:: TASK TO CARRY OUT ::
Strip the pictures and reproduce the rest of the listing exactly.

:: GIVEN DATA ::
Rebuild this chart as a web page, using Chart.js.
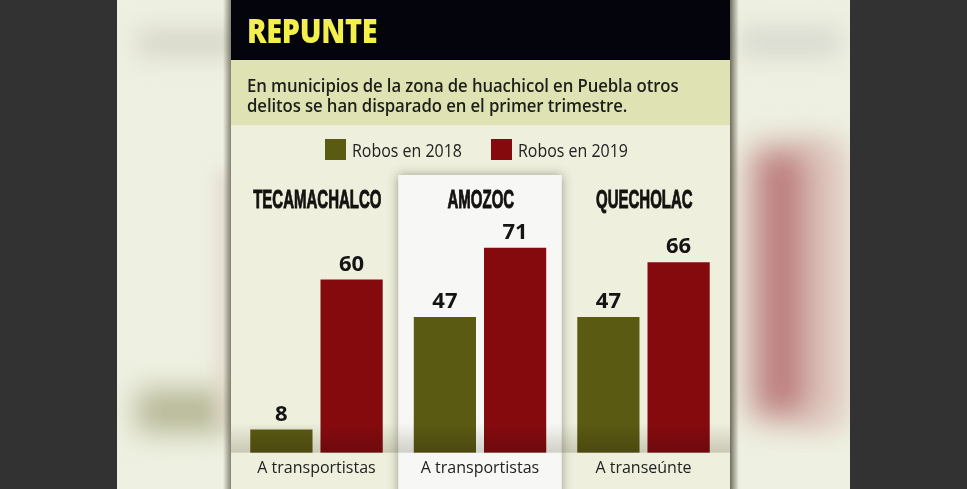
<!DOCTYPE html>
<html>
<head>
<meta charset="utf-8">
<script src="https://cdn.jsdelivr.net/npm/chart.js@4.4.1/dist/chart.umd.min.js"></script>
<style>
  html, body { margin: 0; padding: 0; }
  body { width: 967px; height: 489px; background: #323232; position: relative; overflow: hidden; font-family: "Open Sans", sans-serif; }
  .side { position: absolute; top: 0; height: 489px; background: #eef0e1; overflow: hidden; }
  .blob { position: absolute; }
  #card { position: absolute; left: 231px; top: 0; width: 499px; height: 489px; background: #eef0dd; }
  #head { position: absolute; left: 0; top: 0; width: 499px; height: 60px; background: #03040c; }
  #head span { position: absolute; left: 16px; top: 7.5px; font-size: 32px; font-weight: 800; color: #f3ef4c; transform: scale(0.9, 1.02); transform-origin: left top; letter-spacing: -0.3px; }
  #band { position: absolute; left: 0; top: 60px; width: 499px; height: 65px; background: #dfe3b4; }
  #band p { margin: 0; position: absolute; left: 16px; top: 15.3px; font-size: 18px; font-weight: 600; line-height: 20px; color: #1e1e1a; letter-spacing: -0.1px; transform: scaleX(0.93); transform-origin: left top; white-space: nowrap; }
  #legend { position: absolute; left: 0; top: 139px; width: 499px; height: 22px; }
  .item { position: absolute; top: 0; height: 22px; font-size: 19px; color: #222; line-height: 22px; }
  .item i { position: absolute; left: 0; top: 0; width: 21px; height: 21px; }
  .item span { position: absolute; left: 27px; top: 0; white-space: nowrap; transform: scaleX(0.84); transform-origin: left top; }
  #wrap { position: absolute; left: 0; top: 160px; width: 499px; height: 329px; }
</style>
</head>
<body>
<div class="side" style="left:117px;width:114px;">
  <div class="blob" style="left:20px;top:30px;width:110px;height:26px;background:#d5d5c8;filter:blur(12px);"></div>
  <div class="blob" style="left:20px;top:390px;width:90px;height:42px;background:#b6b796;filter:blur(14px);"></div>
  <div class="blob" style="left:100px;top:170px;width:14px;height:260px;background:#e0d3c8;filter:blur(8px);opacity:0.8;"></div>
  <div class="blob" style="left:106px;top:0;width:8px;height:489px;background:linear-gradient(90deg,rgba(120,110,90,0),rgba(90,85,70,0.7));"></div>
</div>
<div class="side" style="left:730px;width:120px;">
  <div class="blob" style="left:10px;top:28px;width:100px;height:28px;background:#d8d8cf;filter:blur(12px);"></div>
  <div class="blob" style="left:22px;top:148px;width:78px;height:270px;background:#bd8080;filter:blur(16px);"></div>
  <div class="blob" style="left:70px;top:140px;width:50px;height:290px;background:#e3d0c6;filter:blur(12px);opacity:0.6;"></div>
  <div class="blob" style="left:0;top:0;width:9px;height:489px;background:linear-gradient(90deg,rgba(80,75,60,0.8),rgba(120,110,90,0));"></div>
</div>
<div id="card">
  <div id="head"><span>REPUNTE</span></div>
  <div id="band"><p>En municipios de la zona de huachicol en Puebla otros<br>delitos se han disparado en el primer trimestre.</p></div>
  <div id="legend"></div>
  <div id="wrap"><canvas id="chart-1" width="499" height="329"></canvas></div>
</div>
<script>
// data
const municipios = ['TECAMACHALCO', 'AMOZOC', 'QUECHOLAC'];
const categorias = ['A transportistas', 'A transportistas', 'A transeúnte'];
const robos2018 = [8, 47, 47];
const robos2019 = [60, 71, 66];
const series = ['Robos en 2018', 'Robos en 2019'];
const colores = ['#5a5a12', '#850a0e'];

// legend built from the series
const legendPos = [94, 260];
series.forEach((s, i) => {
  let d = document.createElement('div');
  d.className = 'item';
  d.style.left = legendPos[i] + 'px';
  d.innerHTML = '<i style="background:' + colores[i] + '"></i><span>' + s + '</span>';
  document.getElementById('legend').appendChild(d);
});

const panels = {
  id: 'panels',
  beforeDraw(chart) {
    const ctx = chart.ctx;
    const x = chart.scales.x;
    const area = chart.chartArea;
    const w = (area.right - area.left) / municipios.length;
    // highlighted middle panel
    ctx.save();
    ctx.shadowColor = 'rgba(60,60,40,0.45)';
    ctx.shadowBlur = 10;
    ctx.fillStyle = '#f7f8f5';
    ctx.fillRect(x.getPixelForValue(1) - w / 2, area.top - 3.6, w, chart.height);
    ctx.restore();
    // shading near baseline
    ctx.save();
    let g = ctx.createLinearGradient(0, area.bottom - 30, 0, area.bottom);
    g.addColorStop(0, 'rgba(70,60,40,0)');
    g.addColorStop(1, 'rgba(70,60,40,0.22)');
    ctx.fillStyle = g;
    ctx.fillRect(0, area.bottom - 30, chart.width, 30);
    ctx.restore();
  },
  beforeDatasetsDraw(chart) {
    const ctx = chart.ctx;
    const x = chart.scales.x;
    const area = chart.chartArea;
    // panel titles, condensed
    ctx.save();
    ctx.fillStyle = '#141210';
    ctx.strokeStyle = '#141210';
    ctx.lineWidth = 0.9;
    ctx.textAlign = 'center';
    ctx.textBaseline = 'alphabetic';
    ctx.font = 'bold 25px "Liberation Sans Narrow", "Liberation Sans", sans-serif';
    municipios.forEach((m, i) => {
      ctx.save();
      ctx.translate(x.getPixelForValue(i) + 0.8, area.top + 29.2);
      ctx.scale(0.6, 1);
      ctx.fillText(m, 0, 0);
      ctx.strokeText(m, 0, 0);
      ctx.restore();
    });
    ctx.restore();
  },
  afterDatasetsDraw(chart) {
    const ctx = chart.ctx;
    const area = chart.chartArea;
    // shading over the bar bottoms
    ctx.save();
    let g = ctx.createLinearGradient(0, area.bottom - 28, 0, area.bottom);
    g.addColorStop(0, 'rgba(30,10,10,0)');
    g.addColorStop(1, 'rgba(30,10,10,0.22)');
    ctx.fillStyle = g;
    chart.data.datasets.forEach((ds, di) => {
      chart.getDatasetMeta(di).data.forEach(bar => {
        ctx.fillRect(bar.x - bar.width / 2, area.bottom - 28, bar.width, 28);
      });
    });
    ctx.restore();
    // value labels
    ctx.save();
    ctx.fillStyle = '#141414';
    ctx.textAlign = 'center';
    ctx.textBaseline = 'alphabetic';
    ctx.font = 'bold 22px "Open Sans", sans-serif';
    chart.data.datasets.forEach((ds, di) => {
      chart.getDatasetMeta(di).data.forEach((bar, i) => {
        ctx.fillText(ds.data[i], bar.x, bar.y - 9);
      });
    });
    ctx.restore();
  }
};

const ctx = document.getElementById('chart-1').getContext('2d');
const chart_1 = new Chart(ctx, {
  type: 'bar',
  data: {
    labels: categorias,
    datasets: [
      { label: series[0], data: robos2018, backgroundColor: colores[0] },
      { label: series[1], data: robos2019, backgroundColor: colores[1] }
    ]
  },
  options: {
    responsive: false,
    animation: false,
    devicePixelRatio: 1,
    categoryPercentage: 0.859,
    barPercentage: 0.886,
    layout: { padding: { left: 3.75, right: 4.75, top: 18.6, bottom: 0 } },
    scales: {
      x: {
        grid: { display: false, drawTicks: false },
        border: { display: false },
        ticks: { color: '#222', font: { family: '"Open Sans", sans-serif', size: 16 }, padding: 6.5, maxRotation: 0, autoSkip: false },
        afterFit(scale) { scale.height = 36.3; }
      },
      y: { display: false, min: 0, max: 95 }
    },
    plugins: {
      legend: { display: false },
      tooltip: { enabled: false }
    }
  },
  plugins: [panels]
});
</script>
</body>
</html>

:: EXERCISE RESPONSE ::
Rebuild this chart as a web page, using Chart.js.
<!DOCTYPE html>
<html>
<head>
<meta charset="utf-8">
<script src="https://cdn.jsdelivr.net/npm/chart.js@4.4.1/dist/chart.umd.min.js"></script>
<style>
  html, body { margin: 0; padding: 0; }
  body { width: 967px; height: 489px; background: #323232; position: relative; overflow: hidden; font-family: "Open Sans", sans-serif; }
  .side { position: absolute; top: 0; height: 489px; background: #eef0e1; overflow: hidden; }
  .blob { position: absolute; }
  #card { position: absolute; left: 231px; top: 0; width: 499px; height: 489px; background: #eef0dd; }
  #head { position: absolute; left: 0; top: 0; width: 499px; height: 60px; background: #03040c; }
  #head span { position: absolute; left: 16px; top: 7.5px; font-size: 32px; font-weight: 800; color: #f3ef4c; transform: scale(0.9, 1.02); transform-origin: left top; letter-spacing: -0.3px; }
  #band { position: absolute; left: 0; top: 60px; width: 499px; height: 65px; background: #dfe3b4; }
  #band p { margin: 0; position: absolute; left: 16px; top: 15.3px; font-size: 18px; font-weight: 600; line-height: 20px; color: #1e1e1a; letter-spacing: -0.1px; transform: scaleX(0.93); transform-origin: left top; white-space: nowrap; }
  #legend { position: absolute; left: 0; top: 139px; width: 499px; height: 22px; }
  .item { position: absolute; top: 0; height: 22px; font-size: 19px; color: #222; line-height: 22px; }
  .item i { position: absolute; left: 0; top: 0; width: 21px; height: 21px; }
  .item span { position: absolute; left: 27px; top: 0; white-space: nowrap; transform: scaleX(0.84); transform-origin: left top; }
  #wrap { position: absolute; left: 0; top: 160px; width: 499px; height: 329px; }
</style>
</head>
<body>
<div class="side" style="left:117px;width:114px;">
  <div class="blob" style="left:20px;top:30px;width:110px;height:26px;background:#d5d5c8;filter:blur(12px);"></div>
  <div class="blob" style="left:20px;top:390px;width:90px;height:42px;background:#b6b796;filter:blur(14px);"></div>
  <div class="blob" style="left:100px;top:170px;width:14px;height:260px;background:#e0d3c8;filter:blur(8px);opacity:0.8;"></div>
  <div class="blob" style="left:106px;top:0;width:8px;height:489px;background:linear-gradient(90deg,rgba(120,110,90,0),rgba(90,85,70,0.7));"></div>
</div>
<div class="side" style="left:730px;width:120px;">
  <div class="blob" style="left:10px;top:28px;width:100px;height:28px;background:#d8d8cf;filter:blur(12px);"></div>
  <div class="blob" style="left:22px;top:148px;width:78px;height:270px;background:#bd8080;filter:blur(16px);"></div>
  <div class="blob" style="left:70px;top:140px;width:50px;height:290px;background:#e3d0c6;filter:blur(12px);opacity:0.6;"></div>
  <div class="blob" style="left:0;top:0;width:9px;height:489px;background:linear-gradient(90deg,rgba(80,75,60,0.8),rgba(120,110,90,0));"></div>
</div>
<div id="card">
  <div id="head"><span>REPUNTE</span></div>
  <div id="band"><p>En municipios de la zona de huachicol en Puebla otros<br>delitos se han disparado en el primer trimestre.</p></div>
  <div id="legend"></div>
  <div id="wrap"><canvas id="chart-1" width="499" height="329"></canvas></div>
</div>
<script>
// data
const municipios = ['TECAMACHALCO', 'AMOZOC', 'QUECHOLAC'];
const categorias = ['A transportistas', 'A transportistas', 'A transeúnte'];
const robos2018 = [8, 47, 47];
const robos2019 = [60, 71, 66];
const series = ['Robos en 2018', 'Robos en 2019'];
const colores = ['#5a5a12', '#850a0e'];

// legend built from the series
const legendPos = [94, 260];
series.forEach((s, i) => {
  let d = document.createElement('div');
  d.className = 'item';
  d.style.left = legendPos[i] + 'px';
  d.innerHTML = '<i style="background:' + colores[i] + '"></i><span>' + s + '</span>';
  document.getElementById('legend').appendChild(d);
});

const panels = {
  id: 'panels',
  beforeDraw(chart) {
    const ctx = chart.ctx;
    const x = chart.scales.x;
    const area = chart.chartArea;
    const w = (area.right - area.left) / municipios.length;
    // highlighted middle panel
    ctx.save();
    ctx.shadowColor = 'rgba(60,60,40,0.45)';
    ctx.shadowBlur = 10;
    ctx.fillStyle = '#f7f8f5';
    ctx.fillRect(x.getPixelForValue(1) - w / 2, area.top - 3.6, w, chart.height);
    ctx.restore();
    // shading near baseline
    ctx.save();
    let g = ctx.createLinearGradient(0, area.bottom - 30, 0, area.bottom);
    g.addColorStop(0, 'rgba(70,60,40,0)');
    g.addColorStop(1, 'rgba(70,60,40,0.22)');
    ctx.fillStyle = g;
    ctx.fillRect(0, area.bottom - 30, chart.width, 30);
    ctx.restore();
  },
  beforeDatasetsDraw(chart) {
    const ctx = chart.ctx;
    const x = chart.scales.x;
    const area = chart.chartArea;
    // panel titles, condensed
    ctx.save();
    ctx.fillStyle = '#141210';
    ctx.strokeStyle = '#141210';
    ctx.lineWidth = 0.9;
    ctx.textAlign = 'center';
    ctx.textBaseline = 'alphabetic';
    ctx.font = 'bold 25px "Liberation Sans Narrow", "Liberation Sans", sans-serif';
    municipios.forEach((m, i) => {
      ctx.save();
      ctx.translate(x.getPixelForValue(i) + 0.8, area.top + 29.2);
      ctx.scale(0.6, 1);
      ctx.fillText(m, 0, 0);
      ctx.strokeText(m, 0, 0);
      ctx.restore();
    });
    ctx.restore();
  },
  afterDatasetsDraw(chart) {
    const ctx = chart.ctx;
    const area = chart.chartArea;
    // shading over the bar bottoms
    ctx.save();
    let g = ctx.createLinearGradient(0, area.bottom - 28, 0, area.bottom);
    g.addColorStop(0, 'rgba(30,10,10,0)');
    g.addColorStop(1, 'rgba(30,10,10,0.22)');
    ctx.fillStyle = g;
    chart.data.datasets.forEach((ds, di) => {
      chart.getDatasetMeta(di).data.forEach(bar => {
        ctx.fillRect(bar.x - bar.width / 2, area.bottom - 28, bar.width, 28);
      });
    });
    ctx.restore();
    // value labels
    ctx.save();
    ctx.fillStyle = '#141414';
    ctx.textAlign = 'center';
    ctx.textBaseline = 'alphabetic';
    ctx.font = 'bold 22px "Open Sans", sans-serif';
    chart.data.datasets.forEach((ds, di) => {
      chart.getDatasetMeta(di).data.forEach((bar, i) => {
        ctx.fillText(ds.data[i], bar.x, bar.y - 9);
      });
    });
    ctx.restore();
  }
};

const ctx = document.getElementById('chart-1').getContext('2d');
const chart_1 = new Chart(ctx, {
  type: 'bar',
  data: {
    labels: categorias,
    datasets: [
      { label: series[0], data: robos2018, backgroundColor: colores[0] },
      { label: series[1], data: robos2019, backgroundColor: colores[1] }
    ]
  },
  options: {
    responsive: false,
    animation: false,
    devicePixelRatio: 1,
    categoryPercentage: 0.859,
    barPercentage: 0.886,
    layout: { padding: { left: 3.75, right: 4.75, top: 18.6, bottom: 0 } },
    scales: {
      x: {
        grid: { display: false, drawTicks: false },
        border: { display: false },
        ticks: { color: '#222', font: { family: '"Open Sans", sans-serif', size: 16 }, padding: 6.5, maxRotation: 0, autoSkip: false },
        afterFit(scale) { scale.height = 36.3; }
      },
      y: { display: false, min: 0, max: 95 }
    },
    plugins: {
      legend: { display: false },
      tooltip: { enabled: false }
    }
  },
  plugins: [panels]
});
</script>
</body>
</html>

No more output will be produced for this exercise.